◆ INFORMATION SHOWN ◆
━━━━━━━━

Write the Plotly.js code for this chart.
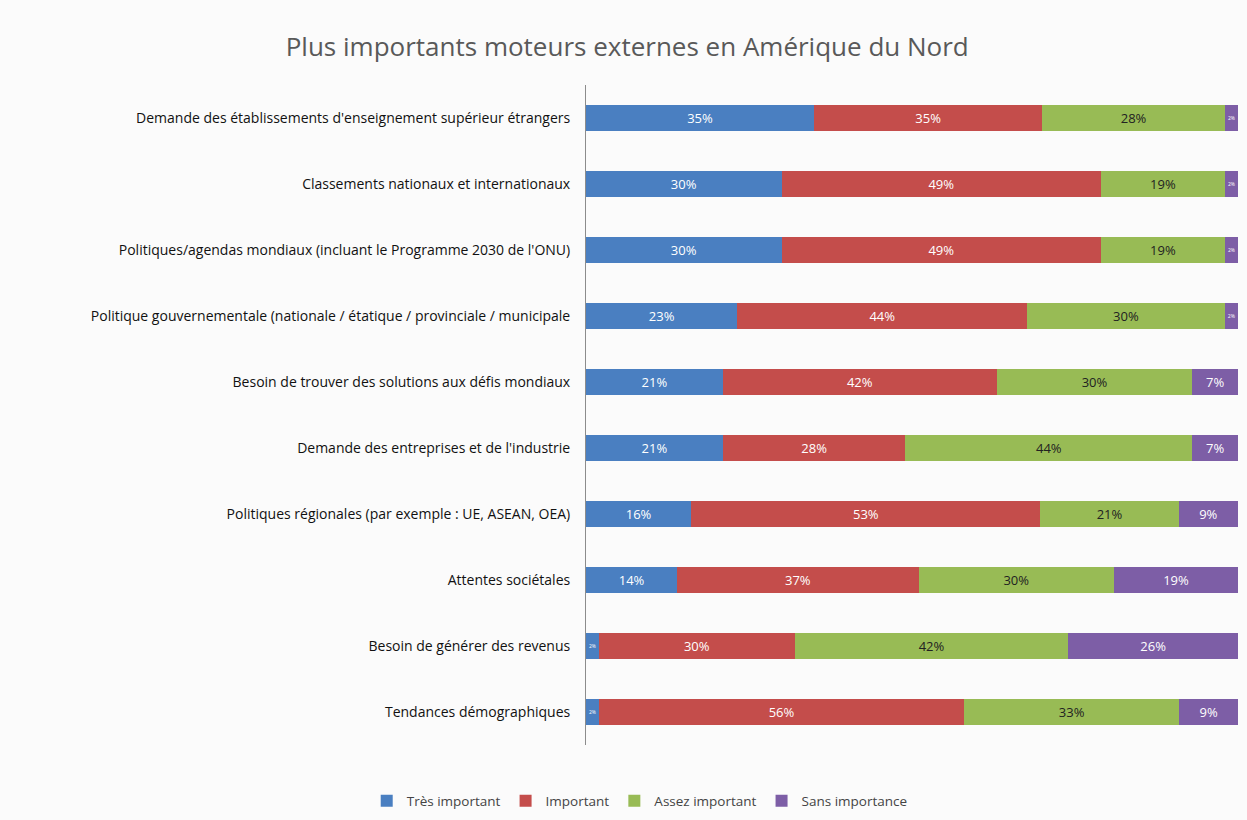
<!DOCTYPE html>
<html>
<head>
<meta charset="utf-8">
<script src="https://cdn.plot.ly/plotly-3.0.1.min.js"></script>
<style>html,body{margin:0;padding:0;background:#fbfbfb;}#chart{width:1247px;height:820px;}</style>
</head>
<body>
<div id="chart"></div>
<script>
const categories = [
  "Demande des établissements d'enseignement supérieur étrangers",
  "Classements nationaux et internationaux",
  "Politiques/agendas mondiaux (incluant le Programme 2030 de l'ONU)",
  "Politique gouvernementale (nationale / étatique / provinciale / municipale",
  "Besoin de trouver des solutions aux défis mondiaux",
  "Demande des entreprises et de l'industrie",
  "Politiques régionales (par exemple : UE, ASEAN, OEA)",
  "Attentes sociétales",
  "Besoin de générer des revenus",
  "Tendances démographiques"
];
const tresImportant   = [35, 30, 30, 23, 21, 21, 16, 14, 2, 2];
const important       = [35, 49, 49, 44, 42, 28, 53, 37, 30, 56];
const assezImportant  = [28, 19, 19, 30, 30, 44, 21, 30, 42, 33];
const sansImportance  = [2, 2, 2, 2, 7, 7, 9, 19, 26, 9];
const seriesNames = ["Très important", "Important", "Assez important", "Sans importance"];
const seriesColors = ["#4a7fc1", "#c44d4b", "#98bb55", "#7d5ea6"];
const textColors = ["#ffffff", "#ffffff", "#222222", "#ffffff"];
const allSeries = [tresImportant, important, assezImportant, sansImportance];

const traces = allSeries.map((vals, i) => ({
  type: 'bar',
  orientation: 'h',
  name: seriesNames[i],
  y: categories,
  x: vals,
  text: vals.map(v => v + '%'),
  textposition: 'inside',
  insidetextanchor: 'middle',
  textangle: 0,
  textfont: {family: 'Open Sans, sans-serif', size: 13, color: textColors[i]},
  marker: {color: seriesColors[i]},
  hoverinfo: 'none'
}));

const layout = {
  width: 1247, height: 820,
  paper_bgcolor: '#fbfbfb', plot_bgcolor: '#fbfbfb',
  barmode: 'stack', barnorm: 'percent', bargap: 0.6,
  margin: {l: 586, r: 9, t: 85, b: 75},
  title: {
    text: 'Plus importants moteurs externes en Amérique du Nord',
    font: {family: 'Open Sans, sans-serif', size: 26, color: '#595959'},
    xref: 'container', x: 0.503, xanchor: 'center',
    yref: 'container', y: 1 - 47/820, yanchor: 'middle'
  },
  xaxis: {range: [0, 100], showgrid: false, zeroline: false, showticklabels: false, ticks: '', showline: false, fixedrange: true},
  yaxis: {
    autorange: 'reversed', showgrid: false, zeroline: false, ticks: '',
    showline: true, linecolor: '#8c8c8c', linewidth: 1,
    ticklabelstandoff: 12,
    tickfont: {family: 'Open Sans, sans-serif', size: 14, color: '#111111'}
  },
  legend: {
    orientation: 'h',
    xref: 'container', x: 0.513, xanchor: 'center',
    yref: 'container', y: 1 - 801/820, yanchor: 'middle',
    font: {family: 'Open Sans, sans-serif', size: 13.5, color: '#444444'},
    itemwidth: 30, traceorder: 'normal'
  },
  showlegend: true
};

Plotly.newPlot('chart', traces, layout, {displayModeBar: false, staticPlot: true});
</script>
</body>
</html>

━━━━━━━━

◆ SET EXERCISE ◆
Except for the pictures, print the data above exactly.

◆ OUTPUT FOR THIS TASK ◆
Write the Plotly.js code for this chart.
<!DOCTYPE html>
<html>
<head>
<meta charset="utf-8">
<script src="https://cdn.plot.ly/plotly-3.0.1.min.js"></script>
<style>html,body{margin:0;padding:0;background:#fbfbfb;}#chart{width:1247px;height:820px;}</style>
</head>
<body>
<div id="chart"></div>
<script>
const categories = [
  "Demande des établissements d'enseignement supérieur étrangers",
  "Classements nationaux et internationaux",
  "Politiques/agendas mondiaux (incluant le Programme 2030 de l'ONU)",
  "Politique gouvernementale (nationale / étatique / provinciale / municipale",
  "Besoin de trouver des solutions aux défis mondiaux",
  "Demande des entreprises et de l'industrie",
  "Politiques régionales (par exemple : UE, ASEAN, OEA)",
  "Attentes sociétales",
  "Besoin de générer des revenus",
  "Tendances démographiques"
];
const tresImportant   = [35, 30, 30, 23, 21, 21, 16, 14, 2, 2];
const important       = [35, 49, 49, 44, 42, 28, 53, 37, 30, 56];
const assezImportant  = [28, 19, 19, 30, 30, 44, 21, 30, 42, 33];
const sansImportance  = [2, 2, 2, 2, 7, 7, 9, 19, 26, 9];
const seriesNames = ["Très important", "Important", "Assez important", "Sans importance"];
const seriesColors = ["#4a7fc1", "#c44d4b", "#98bb55", "#7d5ea6"];
const textColors = ["#ffffff", "#ffffff", "#222222", "#ffffff"];
const allSeries = [tresImportant, important, assezImportant, sansImportance];

const traces = allSeries.map((vals, i) => ({
  type: 'bar',
  orientation: 'h',
  name: seriesNames[i],
  y: categories,
  x: vals,
  text: vals.map(v => v + '%'),
  textposition: 'inside',
  insidetextanchor: 'middle',
  textangle: 0,
  textfont: {family: 'Open Sans, sans-serif', size: 13, color: textColors[i]},
  marker: {color: seriesColors[i]},
  hoverinfo: 'none'
}));

const layout = {
  width: 1247, height: 820,
  paper_bgcolor: '#fbfbfb', plot_bgcolor: '#fbfbfb',
  barmode: 'stack', barnorm: 'percent', bargap: 0.6,
  margin: {l: 586, r: 9, t: 85, b: 75},
  title: {
    text: 'Plus importants moteurs externes en Amérique du Nord',
    font: {family: 'Open Sans, sans-serif', size: 26, color: '#595959'},
    xref: 'container', x: 0.503, xanchor: 'center',
    yref: 'container', y: 1 - 47/820, yanchor: 'middle'
  },
  xaxis: {range: [0, 100], showgrid: false, zeroline: false, showticklabels: false, ticks: '', showline: false, fixedrange: true},
  yaxis: {
    autorange: 'reversed', showgrid: false, zeroline: false, ticks: '',
    showline: true, linecolor: '#8c8c8c', linewidth: 1,
    ticklabelstandoff: 12,
    tickfont: {family: 'Open Sans, sans-serif', size: 14, color: '#111111'}
  },
  legend: {
    orientation: 'h',
    xref: 'container', x: 0.513, xanchor: 'center',
    yref: 'container', y: 1 - 801/820, yanchor: 'middle',
    font: {family: 'Open Sans, sans-serif', size: 13.5, color: '#444444'},
    itemwidth: 30, traceorder: 'normal'
  },
  showlegend: true
};

Plotly.newPlot('chart', traces, layout, {displayModeBar: false, staticPlot: true});
</script>
</body>
</html>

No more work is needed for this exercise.